Make an exact copy of the lines below.

--------------------------------

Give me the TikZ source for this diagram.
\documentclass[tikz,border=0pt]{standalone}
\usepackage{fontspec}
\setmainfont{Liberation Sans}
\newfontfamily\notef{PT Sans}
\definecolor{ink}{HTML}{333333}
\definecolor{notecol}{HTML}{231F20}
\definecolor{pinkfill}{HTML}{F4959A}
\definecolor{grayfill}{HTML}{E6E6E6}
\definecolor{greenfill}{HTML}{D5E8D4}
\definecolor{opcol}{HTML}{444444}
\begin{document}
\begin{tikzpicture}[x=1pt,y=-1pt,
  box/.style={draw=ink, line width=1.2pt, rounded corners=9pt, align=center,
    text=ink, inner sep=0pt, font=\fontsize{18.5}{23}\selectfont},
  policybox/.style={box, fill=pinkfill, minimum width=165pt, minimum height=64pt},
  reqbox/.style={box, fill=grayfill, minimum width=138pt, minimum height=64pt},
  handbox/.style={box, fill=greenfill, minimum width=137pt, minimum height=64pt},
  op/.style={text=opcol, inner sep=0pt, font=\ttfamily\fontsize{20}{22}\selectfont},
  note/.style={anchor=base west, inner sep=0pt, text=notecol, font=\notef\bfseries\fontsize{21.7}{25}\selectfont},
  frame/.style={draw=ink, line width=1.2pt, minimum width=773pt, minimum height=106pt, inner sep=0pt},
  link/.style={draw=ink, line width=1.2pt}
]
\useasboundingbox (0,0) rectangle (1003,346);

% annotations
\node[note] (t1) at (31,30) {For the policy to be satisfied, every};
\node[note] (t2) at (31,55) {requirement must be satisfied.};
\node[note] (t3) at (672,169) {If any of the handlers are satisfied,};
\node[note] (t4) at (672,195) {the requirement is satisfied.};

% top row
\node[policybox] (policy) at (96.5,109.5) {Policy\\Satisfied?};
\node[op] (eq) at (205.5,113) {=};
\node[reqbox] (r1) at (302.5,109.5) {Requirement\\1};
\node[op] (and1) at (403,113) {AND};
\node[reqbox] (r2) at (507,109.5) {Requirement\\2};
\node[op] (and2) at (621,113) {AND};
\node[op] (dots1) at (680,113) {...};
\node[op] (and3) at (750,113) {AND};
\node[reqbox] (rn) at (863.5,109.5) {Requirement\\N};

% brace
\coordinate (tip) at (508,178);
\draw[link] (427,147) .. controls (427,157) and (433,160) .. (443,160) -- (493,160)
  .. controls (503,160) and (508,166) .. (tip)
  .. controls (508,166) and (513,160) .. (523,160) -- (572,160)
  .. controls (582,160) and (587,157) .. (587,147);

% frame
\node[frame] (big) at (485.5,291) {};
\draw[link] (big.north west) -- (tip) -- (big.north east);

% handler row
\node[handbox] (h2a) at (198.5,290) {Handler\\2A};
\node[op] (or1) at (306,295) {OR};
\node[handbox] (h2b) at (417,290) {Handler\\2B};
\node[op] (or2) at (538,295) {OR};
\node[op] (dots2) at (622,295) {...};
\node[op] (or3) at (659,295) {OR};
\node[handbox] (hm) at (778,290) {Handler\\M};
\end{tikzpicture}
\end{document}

--------------------------------

--- EXERCISE SOLUTION ---
Give me the TikZ source for this diagram.
\documentclass[tikz,border=0pt]{standalone}
\usepackage{fontspec}
\setmainfont{Liberation Sans}
\newfontfamily\notef{PT Sans}
\definecolor{ink}{HTML}{333333}
\definecolor{notecol}{HTML}{231F20}
\definecolor{pinkfill}{HTML}{F4959A}
\definecolor{grayfill}{HTML}{E6E6E6}
\definecolor{greenfill}{HTML}{D5E8D4}
\definecolor{opcol}{HTML}{444444}
\begin{document}
\begin{tikzpicture}[x=1pt,y=-1pt,
  box/.style={draw=ink, line width=1.2pt, rounded corners=9pt, align=center,
    text=ink, inner sep=0pt, font=\fontsize{18.5}{23}\selectfont},
  policybox/.style={box, fill=pinkfill, minimum width=165pt, minimum height=64pt},
  reqbox/.style={box, fill=grayfill, minimum width=138pt, minimum height=64pt},
  handbox/.style={box, fill=greenfill, minimum width=137pt, minimum height=64pt},
  op/.style={text=opcol, inner sep=0pt, font=\ttfamily\fontsize{20}{22}\selectfont},
  note/.style={anchor=base west, inner sep=0pt, text=notecol, font=\notef\bfseries\fontsize{21.7}{25}\selectfont},
  frame/.style={draw=ink, line width=1.2pt, minimum width=773pt, minimum height=106pt, inner sep=0pt},
  link/.style={draw=ink, line width=1.2pt}
]
\useasboundingbox (0,0) rectangle (1003,346);

% annotations
\node[note] (t1) at (31,30) {For the policy to be satisfied, every};
\node[note] (t2) at (31,55) {requirement must be satisfied.};
\node[note] (t3) at (672,169) {If any of the handlers are satisfied,};
\node[note] (t4) at (672,195) {the requirement is satisfied.};

% top row
\node[policybox] (policy) at (96.5,109.5) {Policy\\Satisfied?};
\node[op] (eq) at (205.5,113) {=};
\node[reqbox] (r1) at (302.5,109.5) {Requirement\\1};
\node[op] (and1) at (403,113) {AND};
\node[reqbox] (r2) at (507,109.5) {Requirement\\2};
\node[op] (and2) at (621,113) {AND};
\node[op] (dots1) at (680,113) {...};
\node[op] (and3) at (750,113) {AND};
\node[reqbox] (rn) at (863.5,109.5) {Requirement\\N};

% brace
\coordinate (tip) at (508,178);
\draw[link] (427,147) .. controls (427,157) and (433,160) .. (443,160) -- (493,160)
  .. controls (503,160) and (508,166) .. (tip)
  .. controls (508,166) and (513,160) .. (523,160) -- (572,160)
  .. controls (582,160) and (587,157) .. (587,147);

% frame
\node[frame] (big) at (485.5,291) {};
\draw[link] (big.north west) -- (tip) -- (big.north east);

% handler row
\node[handbox] (h2a) at (198.5,290) {Handler\\2A};
\node[op] (or1) at (306,295) {OR};
\node[handbox] (h2b) at (417,290) {Handler\\2B};
\node[op] (or2) at (538,295) {OR};
\node[op] (dots2) at (622,295) {...};
\node[op] (or3) at (659,295) {OR};
\node[handbox] (hm) at (778,290) {Handler\\M};
\end{tikzpicture}
\end{document}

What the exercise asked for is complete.